Nothing but almonds
BY DENNIS WYATT
One of the biggest joys of Di Quaresma’s life is almonds.
She started working in an almond orchard as a 4-year-old on her father David Lawton’s 20-acre orchard on Northland Road just north of Manteca near New Haven School by placing milk cartoons around young trees for protection.
Her husband Daryll is a third-generation farmer who grows mostly almonds along with wine grapes on more than 800 acres.
Then there is her “baby” — the unique Almondee almond butter that is the only one on the market to be made from 100 percent pure almonds. Nothing else has been added. Not oils, not salt, and not anything to mask anything. It’s just almonds. That’s it.
To drive home the point Quaresma on the Almondee label that lists the ingredients as “dry roasted California almonds” placed larger lettering below it proclaiming “That’s it!”
“People can’t believe there are only almonds in it and nothing else,” Quaresma said.
Quaresma founded California Almonds, LCC, originally to market one-pound bags of whole raw almonds over the Internet.
Sales took off mainly because you can’t find one-pound containers of raw almonds in stores.

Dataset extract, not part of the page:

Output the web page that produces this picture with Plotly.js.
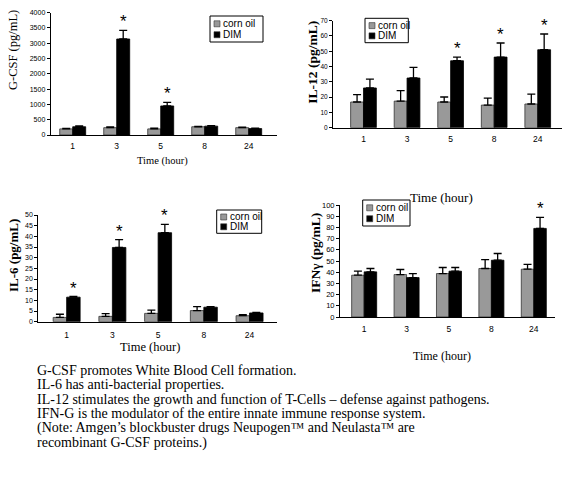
<!DOCTYPE html>
<html>
<head>
<meta charset="utf-8">
<script src="https://cdn.plot.ly/plotly-3.0.1.min.js"></script>
<style>
  html, body { margin: 0; padding: 0; background: #fff; }
  #chart { width: 567px; height: 477px; }
</style>
</head>
<body>
<div id="chart"></div>
<script>
// ---------- data ----------
const categories = ["1", "3", "5", "8", "24"];
const seriesNames = ["corn oil", "DIM"];

const gcsfCorn = [200, 240, 200, 270, 240];
const gcsfCornErr = [15, 25, 25, 15, 15];
const gcsfDim = [270, 3140, 950, 290, 210];
const gcsfDimErr = [25, 280, 120, 15, 15];
const gcsfSig = [false, true, true, false, false];

const il12Corn = [16.8, 17.4, 16.8, 14.8, 15.5];
const il12CornErr = [4.8, 6.8, 3.3, 4.6, 6.5];
const il12Dim = [26, 32.5, 43.8, 46.2, 51];
const il12DimErr = [5.8, 7, 2.4, 9.2, 10.3];
const il12Sig = [false, false, true, true, true];

const il6Corn = [2.0, 2.5, 3.9, 5.2, 2.8];
const il6CornErr = [1.5, 1.3, 1.5, 1.9, 0.5];
const il6Dim = [11.5, 34.8, 41.7, 6.8, 4.1];
const il6DimErr = [0.3, 3.7, 3.9, 0.3, 0.3];
const il6Sig = [true, true, true, false, false];

const ifnCorn = [37.3, 37.9, 38.8, 43.3, 42.7];
const ifnCornErr = [3.6, 4.5, 5.4, 8, 4.2];
const ifnDim = [40.3, 35.2, 40.9, 50.7, 79.1];
const ifnDimErr = [3, 3.6, 3.3, 6, 9.9];
const ifnSig = [false, false, false, false, true];

const yTitles = ["G-CSF (pg/mL)", "IL-12 (pg/mL)", "IL-6 (pg/mL)", "IFN\u03b3 (pg/mL)"];
const xTitle = "Time (hour)";
const noteLines = [
  "G-CSF promotes White Blood Cell formation.",
  "IL-6 has anti-bacterial properties.",
  "IL-12 stimulates the growth and function of T-Cells \u2013 defense against pathogens.",
  "IFN-G is the modulator of the entire innate immune response system.",
  "(Note: Amgen\u2019s blockbuster drugs Neupogen\u2122 and Neulasta\u2122 are",
  "recombinant G-CSF proteins.)"
];

// ---------- styling / layout ----------
const W = 567, H = 477;
const GRAY = "#999999", BLACK = "#000000";
const SERIF = "Liberation Serif, Times New Roman, serif";
const SANS = "Liberation Sans, Arial, sans-serif";
const px = x => x / W;
const py = y => 1 - y / H;

const panels = [
  { corn: gcsfCorn, cornErr: gcsfCornErr, dim: gcsfDim, dimErr: gcsfDimErr, sig: gcsfSig,
    x0: 50.7, x1: 276.7, y0: 12.7, y1: 135, xr: [-0.5, 4.636], yr: [0, 4000], dt: 500,
    yTitle: yTitles[0], yT: { x: 13, y: 50, size: 12.5, bold: false },
    xT: { x: 162, y: 161, size: 10.5 }, tickY: 7, tickX: 8.5, xStand: 3,
    leg: { x0: 210, y0: 16, x1: 263, y1: 42 } },
  { corn: il12Corn, cornErr: il12CornErr, dim: il12Dim, dimErr: il12DimErr, sig: il12Sig,
    x0: 333, x1: 561.7, y0: 20.7, y1: 127.7, xr: [-0.70, 4.55], yr: [0, 70], dt: 10,
    yTitle: yTitles[1], yT: { x: 311.7, y: 62, size: 13.5, bold: true },
    xT: { x: 441.7, y: 197, size: 13 }, tickY: 6.5, tickX: 8.5, xStand: 3,
    leg: { x0: 365, y0: 18.3, x1: 408.3, y1: 42.7 } },
  { corn: il6Corn, cornErr: il6CornErr, dim: il6Dim, dimErr: il6DimErr, sig: il6Sig,
    x0: 38.3, x1: 277, y0: 215, y1: 321.7, xr: [-0.62, 4.6], yr: [0, 50], dt: 5,
    yTitle: yTitles[2], yT: { x: 13, y: 256, size: 13, bold: true },
    xT: { x: 150, y: 347, size: 12.5 }, tickY: 7, tickX: 8.5, xStand: 5,
    leg: { x0: 216.7, y0: 210, x1: 261.7, y1: 233.3 } },
  { corn: ifnCorn, cornErr: ifnCornErr, dim: ifnDim, dimErr: ifnDimErr, sig: ifnSig,
    x0: 340, x1: 555, y0: 205, y1: 317, xr: [-0.57, 4.5], yr: [0, 100], dt: 10,
    yTitle: yTitles[3], yT: { x: 315, y: 253, size: 13.5, bold: true },
    xT: { x: 441.7, y: 356, size: 12 }, tickY: 7.5, tickX: 8.5, xStand: 4,
    leg: { x0: 362.7, y0: 200, x1: 410, y1: 226 } }
];

const traces = [];
const annotations = [];
const shapes = [];
const layout = {
  width: W, height: H,
  margin: { l: 0, r: 0, t: 0, b: 0, pad: 0 },
  paper_bgcolor: "#fff", plot_bgcolor: "#fff",
  barmode: "group", bargap: 0.41, bargroupgap: 0,
  showlegend: false,
  font: { family: SANS, color: "#000" }
};

panels.forEach((p, i) => {
  const n = i + 1;
  const xa = n === 1 ? "x" : "x" + n;
  const ya = n === 1 ? "y" : "y" + n;
  const zeros = p.corn.map(() => 0);
  traces.push({
    type: "bar", name: seriesNames[0], x: categories, y: p.corn, xaxis: xa, yaxis: ya,
    marker: { color: GRAY, line: { color: "#333", width: 0.8 } },
    error_y: { type: "data", symmetric: false, array: p.cornErr, arrayminus: zeros,
               color: "#000", thickness: 1.3, width: 4 },
    hoverinfo: "skip"
  });
  traces.push({
    type: "bar", name: seriesNames[1], x: categories, y: p.dim, xaxis: xa, yaxis: ya,
    marker: { color: BLACK, line: { color: "#000", width: 0.8 } },
    error_y: { type: "data", symmetric: false, array: p.dimErr, arrayminus: zeros,
               color: "#000", thickness: 1.3, width: 4 },
    hoverinfo: "skip"
  });

  layout["xaxis" + (n === 1 ? "" : n)] = {
    type: "category", domain: [px(p.x0), px(p.x1)], range: p.xr, anchor: ya,
    showline: true, linecolor: "#000", linewidth: 1, showgrid: false, zeroline: false,
    ticks: "", ticklabelstandoff: p.xStand, fixedrange: true,
    tickfont: { family: SANS, size: p.tickX, color: "#000" }
  };
  layout["yaxis" + (n === 1 ? "" : n)] = {
    domain: [py(p.y1), py(p.y0)], range: p.yr, anchor: xa,
    showline: true, linecolor: "#000", linewidth: 1, showgrid: false, zeroline: false,
    ticks: "outside", ticklen: 3, tickwidth: 1, tickcolor: "#000",
    tick0: 0, dtick: p.dt, fixedrange: true,
    tickfont: { family: SANS, size: p.tickY, color: "#000" }
  };

  // significance asterisks above DIM bars (x given as category index)
  const span = p.xr[1] - p.xr[0];
  const catPx = (p.x1 - p.x0) / span;
  const barShift = catPx * (1 - layout.bargap) / 4;
  p.sig.forEach((s, k) => {
    if (!s) return;
    annotations.push({
      xref: xa, yref: ya, x: k, y: p.dim[k] + p.dimErr[k],
      xshift: barShift, yshift: -3, yanchor: "bottom", xanchor: "center", showarrow: false,
      text: "*", font: { family: SANS, size: 17, color: "#000" }
    });
  });

  // axis titles
  annotations.push({
    xref: "paper", yref: "paper", x: px(p.yT.x), y: py(p.yT.y), textangle: -90,
    xanchor: "center", yanchor: "middle", showarrow: false,
    text: p.yT.bold ? "<b>" + p.yTitle + "</b>" : p.yTitle,
    font: { family: SERIF, size: p.yT.size, color: "#000" }
  });
  annotations.push({
    xref: "paper", yref: "paper", x: px(p.xT.x), y: py(p.xT.y),
    xanchor: "center", yanchor: "middle", showarrow: false, text: xTitle,
    font: { family: SERIF, size: p.xT.size, color: "#000" }
  });

  // legend box
  const L = p.leg;
  shapes.push({ type: "rect", xref: "paper", yref: "paper",
    x0: px(L.x0), x1: px(L.x1), y0: py(L.y1), y1: py(L.y0),
    line: { color: "#000", width: 1 }, fillcolor: "#fff", layer: "above" });
  const h = L.y1 - L.y0;
  [GRAY, BLACK].forEach((c, j) => {
    const cy = L.y0 + h * (j === 0 ? 0.3 : 0.72);
    shapes.push({ type: "rect", xref: "paper", yref: "paper",
      x0: px(L.x0 + 4), x1: px(L.x0 + 10), y0: py(cy + 3), y1: py(cy - 3),
      line: { color: "#333", width: 0.6 }, fillcolor: c, layer: "above" });
    annotations.push({
      xref: "paper", yref: "paper", x: px(L.x0 + 11), y: py(cy),
      xanchor: "left", yanchor: "middle", showarrow: false, text: seriesNames[j],
      font: { family: SANS, size: 10, color: "#000" }
    });
  });
});

// note text block
const noteY = [370, 384.5, 399, 413.5, 428, 442.5];
noteLines.forEach((t, i) => {
  annotations.push({
    xref: "paper", yref: "paper", x: px(35), y: py(noteY[i]),
    xanchor: "left", yanchor: "middle", showarrow: false, text: t,
    font: { family: SERIF, size: 14, color: "#000" }
  });
});

layout.annotations = annotations;
layout.shapes = shapes;

Plotly.newPlot("chart", traces, layout, { staticPlot: true, displayModeBar: false });
</script>
</body>
</html>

When looking for another product she noticed all of the almond butter brands the market added ingredients and didn’t taste as good as the almonds that she grew up with and those that her husband grows. To top it some of the leading brands aren’t even made in California where 100 percent of the nation’s almond crop is grown. That means they have little control over the quality of one of the most important ingredients — and what she believes should be the only ingredient — almonds.
So, she used knowledge gleaned from working in the family almond orchard while growing up and tapping into the wealth of information about almonds that comes from not only being close to those that grow them but also a lifetime of exploring ways of working almonds into recipes, to come up with Almondee.
Her big break came when Save Mart decided to add Almondee to the shelves of their 200 plus stores throughout Northern California and Northern Nevada that also includes S-Mart, Lucky and FoodMaxx stores.
At first they turned Quaresma down.
“They said they already carried a lot of almond butter brands,” Quaresma said.
Then she made her pitch about it being a 100 percent locally sourced product with no additives. The nuts all come from Ripon and Manteca orchards and are carefully screened for quality. They are then dry roasted at a Modesto plant.
“We have complete control of what we produce from the tree to the (jar),” she noted.
Save Mart agreed to a blind taste test.
After that, they were hooked.
So, what is her secret?
“There are 20 varieties of almonds,” Quaresma said. “We use the best tasting variety.”
After that there was endless trial and error to determine the best temperature and exact time to dry roast them. The result was the purest — and according to Quaresma and various reviews posted on Amazon where Almondee is also sold — the best tasting almond butter available.
She is working with her new partner — World Food Products based in the Manteca Industrial Park — to come up with new lines that may include flavored almond butter. They are also getting Almondee on the shelves of Raley’s and Safeway stores.
Quaresma can rattle off an endless number of ways almond butter can be used including simply spreading on crackers as well as one of her favorite ways — an almond butter and jelly sandwich.
She noted that oil separation in Almondee occurs naturally. But after you open it and initially stir it — the most effective way is using a hand mixer — it stays in butter form. Refrigeration is required after opening.
Her father worked as a food manufacturing plant manager for Laura Scudders. He took up farming as a weekend pursuit and fell in love with it. Besides almonds Lawton and his wife Jean (Cardoza) also raised beef cattle. He built a licensed butcher shop on his property where Milo Candini — Manteca’s first major league baseball player who pitched for the Washington Senators and Philadelphia Phillies in the 1940s and early 1950s and for whom Milo Candini Drive is named for that runs in front of Manteca’s Big League Dreams complex — was the butcher. Quaresma, who was a student at new Haven at the time, wrapped the meat.
As Quaresma got older her jobs in the almond orchard changed. She drove tractors, handled irrigation, raked almonds, and used bamboo poles to knock straggling almond from the upper reaches of trees.
Given that she along with her brother Mike went to East Union High School, when harvest time rolled around in the days before powered tree shakers were the norm, her dad hired East Union High football players to walk the orchard and swing large mallets on the trunk of trees to shake
Quaresma earned her degree in business administration with an emphasis on marketing at California State University, Fresno with a specialty in medical administration. She worked for Sutter Gould in administration before deciding to launch California Almonds.
Quaresma also works as a substitute teacher.
You can get a taste of Almondee almond butter throughout September to mark the grand opening of the new Save Mart store on Oakdale Road in Modesto. That’s where Quaresma will be serving up free samples of Almondee on crackers made from what else but almonds.